> _Exercise task_:
Pull out every line below holding the word "that".

> _Source material_:
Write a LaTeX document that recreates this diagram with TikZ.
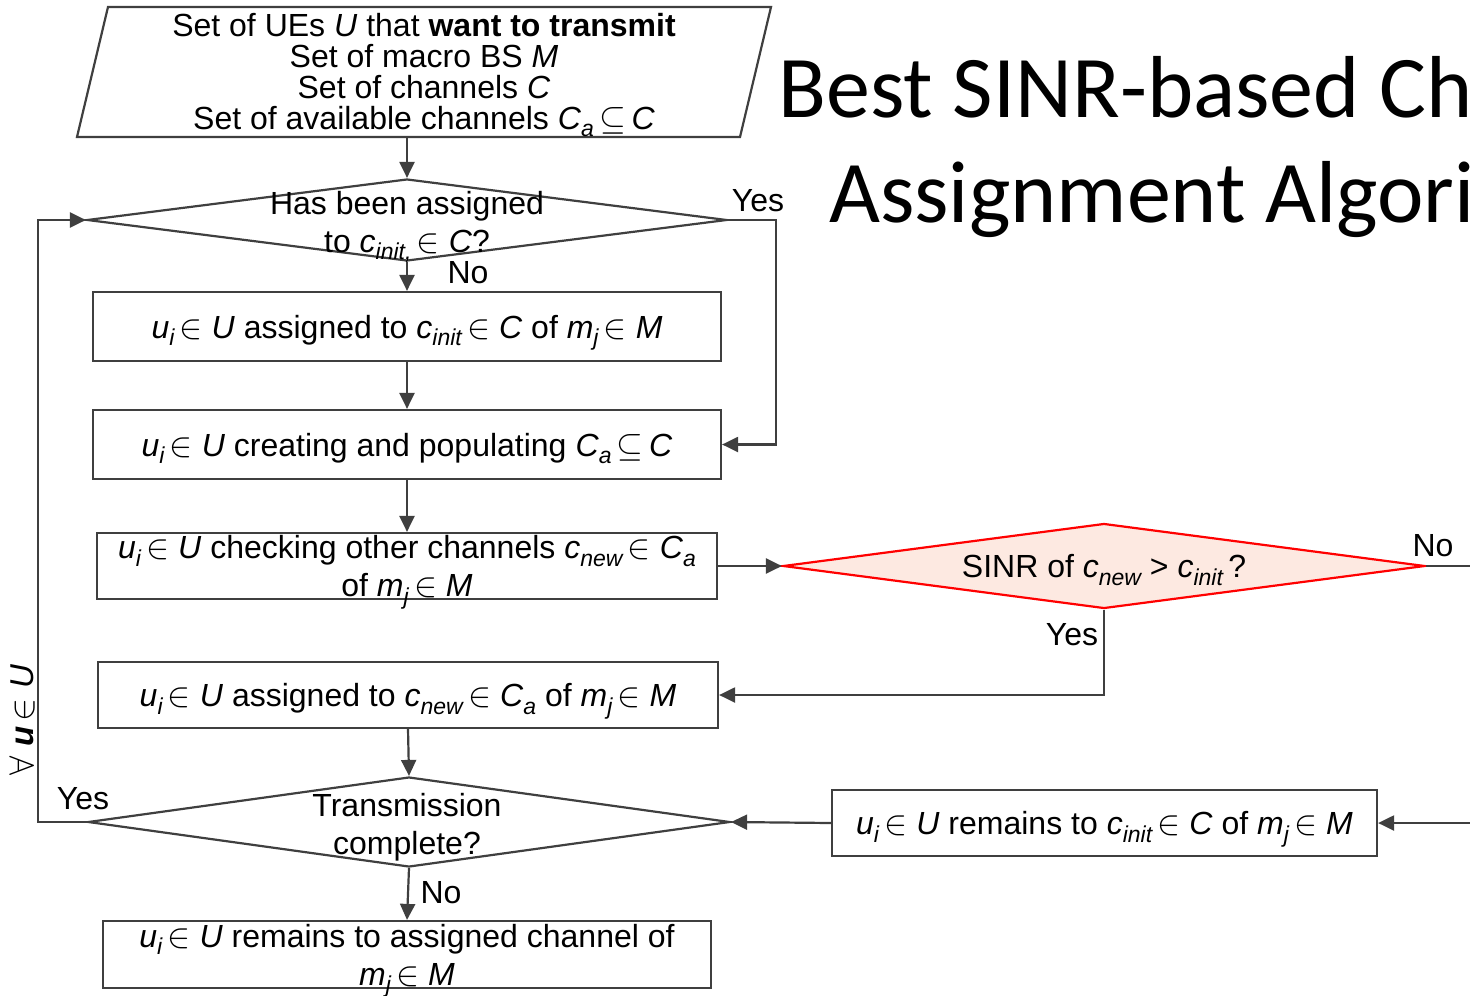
\documentclass[tikz,border=0pt]{standalone}
\usepackage{fontspec}
\setmainfont{Liberation Sans}
\newfontfamily\titlefont{Carlito}
\usetikzlibrary{arrows.meta,shapes.geometric}
\definecolor{ln}{HTML}{3F3F3F}
\definecolor{dfill}{HTML}{FDE9E1}
\definecolor{dred}{HTML}{FF0000}
\newcommand{\sbs}[1]{\raisebox{-0.45ex}{\fontsize{11.5}{11.5}\selectfont\itshape #1}}
\newcommand{\ein}{\,\ensuremath{\in}\ }
\newcommand{\iv}[1]{\textit{#1}}
\newcommand{\mainsz}{\fontsize{16}{19}\selectfont}
\begin{document}
\begin{tikzpicture}[x=0.5pt,y=-0.5pt,
  box/.style={draw=ln, line width=1.1pt, rectangle, inner sep=0pt, align=center, font=\mainsz, text depth=-2pt},
  dia/.style={draw=ln, line width=1.1pt, diamond, inner sep=0pt},
  arr/.style={draw=ln, line width=1.1pt, -{Triangle[length=8pt,width=7.5pt]}},
  plain/.style={draw=ln, line width=1.1pt},
  txt/.style={inner sep=0pt, align=center, font=\mainsz},
  lbl/.style={inner sep=0pt, font=\mainsz}]
\path[use as bounding box] (0,0) rectangle (1470,995);
\clip (0,0) rectangle (1470,995);

% title
\node[inner sep=0pt, anchor=base, font=\titlefont\fontsize{44}{52}\selectfont] (t1) at (1225,118) {Best SINR-based Channel};
\node[inner sep=0pt, anchor=base, font=\titlefont\fontsize{44}{52}\selectfont] (t2) at (1225,222) {Assignment Algorithm};

% input parallelogram
\draw[plain] (108,7) -- (771,7) -- (740,137) -- (77,137) -- cycle;
\node[txt, font=\fontsize{16}{15.5}\selectfont] (in) at (424,75) {Set of UEs \iv{U} that \textbf{want to transmit}\\Set of macro BS \iv{M}\\Set of channels \iv{C}\\Set of available channels \iv{C}\sbs{a}\,$\subseteq$\,\iv{C}};
\coordinate (inb) at (407,137);

% decision 1
\node[dia, minimum width=320pt, minimum height=41pt] (d1) at (407,220) {};
\node[txt] (d1t) at (407,227) {Has been assigned\\to \iv{c}\sbs{init,}\ein\iv{C}?};

% boxes
\node[box, minimum width=314pt, minimum height=34.5pt] (b1) at (407,326.5) {\iv{u}\sbs{i}\ein\iv{U} assigned to \iv{c}\sbs{init}\ein\iv{C} of \iv{m}\sbs{j}\ein\iv{M}};
\node[box, minimum width=314pt, minimum height=34.5pt] (b2) at (407,444.5) {\iv{u}\sbs{i}\ein\iv{U} creating and populating \iv{C}\sbs{a}\,$\subseteq$\,\iv{C}};
\node[box, minimum width=310pt, minimum height=33pt] (b3) at (407,566) {\iv{u}\sbs{i}\ein\iv{U} checking other channels \iv{c}\sbs{new}\ein\iv{C}\sbs{a}\\of \iv{m}\sbs{j}\ein\iv{M}};
\node[box, minimum width=310pt, minimum height=33pt] (b4) at (408,695) {\iv{u}\sbs{i}\ein\iv{U} assigned to \iv{c}\sbs{new}\ein\iv{C}\sbs{a} of \iv{m}\sbs{j}\ein\iv{M}};
\node[box, minimum width=272.5pt, minimum height=33pt] (b5) at (1104.5,823) {\iv{u}\sbs{i}\ein\iv{U} remains to \iv{c}\sbs{init}\ein\iv{C} of \iv{m}\sbs{j}\ein\iv{M}};
\node[box, minimum width=304pt, minimum height=33.5pt] (b6) at (407,954.5) {\iv{u}\sbs{i}\ein\iv{U} remains to assigned channel of\\\iv{m}\sbs{j}\ein\iv{M}};

% decision SINR
\node[dia, draw=dred, fill=dfill, minimum width=321pt, minimum height=42.5pt] (d3) at (1104,566) {};
\node[txt] (d3t) at (1104,570) {SINR of \iv{c}\sbs{new} > \iv{c}\sbs{init}\,?};

% decision 2
\node[dia, minimum width=321pt, minimum height=45pt] (d2) at (409,822) {};
\node[txt] (d2t) at (407,827) {Transmission\\complete?};

% coordinates
\coordinate (c1) at (776,220);
\coordinate (c2) at (38,822);
\coordinate (rout) at (1470,566);
\coordinate (rin) at (1470,823);

% connectors
\draw[arr] (inb) -- (d1.north);
\draw[arr] (d1.south) -- (b1.north);
\draw[arr] (b1.south) -- (b2.north);
\draw[arr] (b2.south) -- (b3.north);
\draw[arr] (b3.east) -- (d3.west);
\draw[arr] (d3.south) |- (b4.east);
\draw[arr] (b4.south) -- (d2.north);
\draw[arr] (d2.south) -- (b6.north);
\draw[arr] (b5.west) -- (d2.east);
\draw[arr] (rin) -- (b5.east);
\draw[plain] (d3.east) -- (rout);
\draw[arr] (d1.east) -- (c1) |- (b2.east);
\draw[arr] (d2.west) -- (c2) |- (d1.west);

% labels
\node[lbl] (y1) at (758,201) {Yes};
\node[lbl] (n1) at (468,273) {No};
\node[lbl] (n3) at (1433,546) {No};
\node[lbl] (y3) at (1072,635) {Yes};
\node[lbl] (y2) at (83,799) {Yes};
\node[lbl] (n2) at (441,893) {No};
\node[lbl, rotate=90, font=\fontsize{16.5}{19}\selectfont] (fa) at (22,720) {$\forall$ \textbf{\iv{u}}\ein\iv{U}};
\end{tikzpicture}
\end{document}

> _Exercise answer_:
Write a LaTeX document that recreates this diagram with TikZ.
\node[txt, font=\fontsize{16}{15.5}\selectfont] (in) at (424,75) {Set of UEs \iv{U} that \textbf{want to transmit}\\Set of macro BS \iv{M}\\Set of channels \iv{C}\\Set of available channels \iv{C}\sbs{a}\,$\subseteq$\,\iv{C}};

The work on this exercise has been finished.